Tuesday, May 10, 2016

Other than whitewashed Asian characters, my least favorite thing lately is people omitting my middle initial even though I've included my middle initial in my name 88,000 times

Natalie Morales and Natalie Morales, who would both probably have a less aggravating time on social media if one of them just added her middle initial to her name

In 2014, New York Times columnist Nicholas Kristof made a big deal about removing the "D." from his byline. He explained that "I don't think it buys any clarity. As far as I know there isn't a single other Nicholas Kristof anywhere in the world, so I'm unlikely to be confused with Nicholas G. Kristof or Nicholas S. Kristof III." Kristof then added, "I think in the Internet age, the middle initial conveys a formality that is a bit of a barrier to our audience. It feels a bit ostentatious, even priggish."

Sure, a middle initial is a bit stuffy-looking and Thurston Howell-esque, but while Kristof scrapped his, and another Gray Lady writer, Bruce Feiler, concurred with Kristof and implored John Q. Public to "K.O. the Q.," I went in the opposite direction and chose to add my middle initial right after my first and, so far, only published work of fiction, the short story "Sampler," came out in 2009 within the pages of the New Press graphic novel Secret Identities: The Asian American Superhero Anthology. I knew, shortly before the short story was published, that the story was going to bring some extra attention to my byline, which it did do briefly in 2009, and that readers would confuse me with other Filipinos or Italians named "Jimmy Aquino," so I took a cue from William H. Macy and Michael J. Fox, who included their middle initials to differentiate themselves from other Screen Actors Guild members with the same names (in the case of the Canadian-born Fox, SAG already had an actor in America named Michael Fox).

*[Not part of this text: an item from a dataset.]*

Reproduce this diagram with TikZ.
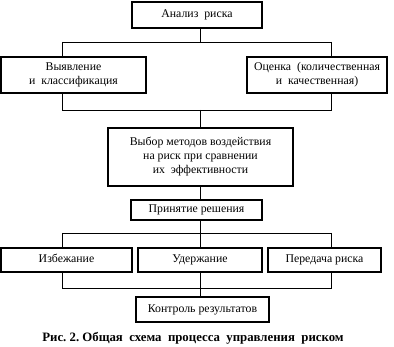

But it was too late for me to get the New Press to tack on my middle initial, so I slapped it onto my byline everywhere else when the graphic novel came out.

And I'll have to continue to include my middle initial everywhere, even in Twitter header images (but not in conversation because that would be douchey), because "Jimmy Aquino" continues to be a common Filipino name and people occasionally confuse me online with other people with the same name. People (after 2009) who always omit my middle initial whenever you mention me online, you're not fucking helping. I feel like you folks who are weirdly allergic to middle initials think I'm trying to be bougie.

My addition of my middle initial is not a bougie thing like the "J." Donald Drumpf includes in his name because he's a cartoon character like Wile E. Coyote. I need the middle initial to differentiate myself in Google searches from other folks with the same name. Unlike Kristof, I need it because it does increase clarity.

Adding a middle initial would likely reduce the amount of bizarre tweets that Natalie Morales from The Grinder encounters on Twitter because people over there confuse her all the time with soon-to-be-former Today Show host Natalie Morales. But the Grinder cast member and former Middleman star has actually been having too much fun on Twitter mocking idiots who write mean (or pervy) tweets to her and think she's Natalie Morales from NBC News.

So because too many people never stop to mind their surroundings like Liam Neeson was often fond of saying in Batman Begins and do some research about whoever they're trying to talk to, I also go by my DJing name of DJ AFOS if "Jimmy J. Aquino" is too much of a head-scratcher for their weird-ass brains. But in pieces of long-form writing like my most popular article on Twitter, a piece about Edgar Wright's The World's End, my byline isn't "DJ AFOS" because no one's going to take seriously a film and TV writer when he's named "DJ AFOS."

I once thought about changing my first name to "Carter," as both a reference to my parents naming me after Jimmy Carter (because he was the president when I was born), and a shout-out to Jay Z. At the time, I was going through a phase where Hov was one of my favorite MCs, but that was before he made Kingdom Come and Magna Carta Holy Grail, and, well, I haven't liked Shawn Carter as much since those two albums (and when Carter is the first name of the most boring DC Comics superhero who's not Aquaman, I'll just stick to being Jim for now).

So please, don't sleep on my middle initial. Or I will have to change my first name to Carter, and nobody wants that.